A single localized act of physical violence can rapidly compromise regional stability when it occurs within a historically fractured jurisdiction. When an acute act of violence—such as a critical knife attack—takes place within Northern Ireland, the immediate operational priority for law enforcement extends beyond standard criminal apprehension. The primary challenge shifts toward suppressing a predictable, structural escalation loop where localized grievances transform into widespread civil unrest. Standard media analysis frequently misinterprets these flashpoints as spontaneous outbursts of emotional volatile behavior. A structural assessment reveals that these incidents operate under a defined escalation calculus, where historical polarization, digital acceleration, and local security frameworks interact to dictate whether an event remains a localized crime or escalates into systematic rioting.

The Escalation Calculus of Communal Flashpoints

To evaluate the probability of a localized crime triggering broader civil disorder, the situation must be viewed through a structural framework consisting of three distinct dependencies. Civil unrest does not occur in a vacuum; it requires a specific intersection of pre-existing vulnerabilities, an accelerating catalyst, and a breakdown in local deterrence.

+-------------------------------------------------------+
|              HISTORICAL INTERFACE FRICTION            |
|  (Segregated Urban Geography & Latent Polarization)  |
+-------------------------------------------------------+
                           │
                           ▼
+-------------------------------------------------------+
|             DIGITAL RECRUITMENT ACCELERATION          |
|    (Frictionless Information & Targeted Mobilization) |
+-------------------------------------------------------+
                           │
                           ▼
+-------------------------------------------------------+
|             LOCAL DETERRENCE DEFICIT                  |
|    (Erosion of Formal and Informal Security Capital)  |
+-------------------------------------------------------+
                           │
                           ▼
+-------------------------------------------------------+
|                 SYSTEMIC CIVIL UNREST                 |
+-------------------------------------------------------+

Historical Interface Friction

The baseline vulnerability of any jurisdiction is dictated by its urban geography and social stratification. In regions defined by historic conflict, such as the urban interfaces in Belfast or Derry, communities live in close physical proximity but remain socially and politically segregated (Smyth, 2005). These interface zones possess a high level of latent friction. Under normal conditions, this friction is managed through formal peace architectures and informal community policing boundaries. However, when an external shock occurs, these physical and psychological borders function as ready-made frontlines for territorial mobilization.

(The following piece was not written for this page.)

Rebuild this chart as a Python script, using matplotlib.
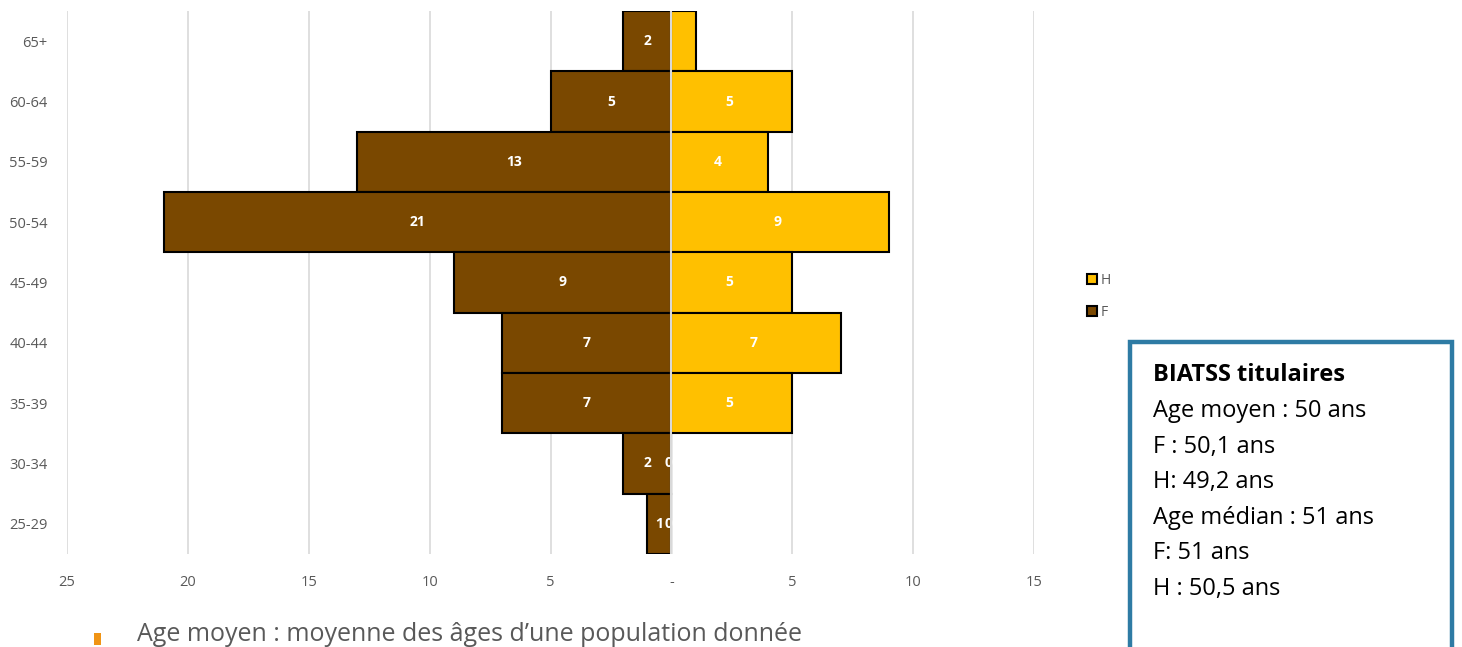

Digital Recruitment Acceleration

The speed at which a local crime transforms into a communal grievance is driven by the efficiency of information transmission. Media accounts often blame general anger for subsequent rioting, neglecting the specific mechanism of digital acceleration. In modern flashpoints, a critical incident is immediately captured, distorted, and distributed across decentralized messaging networks and algorithmic social media platforms. This creates a frictionless mobilization pipeline. The structural impact is twofold:

  • Information Asymmetry: Unverified details fill the communication vacuum before formal law enforcement can issue verified statements, establishing a dominant, hostile narrative.
  • Coordination Efficiency: Digital networks lower the transaction costs of organizing assembly, allowing bad-faith actors to coordinate counter-protests, gather materials, and deploy agitators to specific geographic coordinates in near real-time.

Local Deterrence Deficit

The final variable in the escalation loop is the perceived capacity and legitimacy of the security apparatus. Law enforcement agencies in transition societies often operate under a complex mandate, balancing state-led security enforcement with community-based restorative justice models (Topping et al., 2025). When an exceptional act of violence occurs, a temporary deterrence deficit can emerge if the public perceives that formal state policing is either too slow to react or structurally biased. If informal community leaders—who frequently regulate local behavior—lose control over younger, unaffiliated demographics often engaged in recreational rioting, the traditional mechanisms of local containment fail (Smyth, 2005).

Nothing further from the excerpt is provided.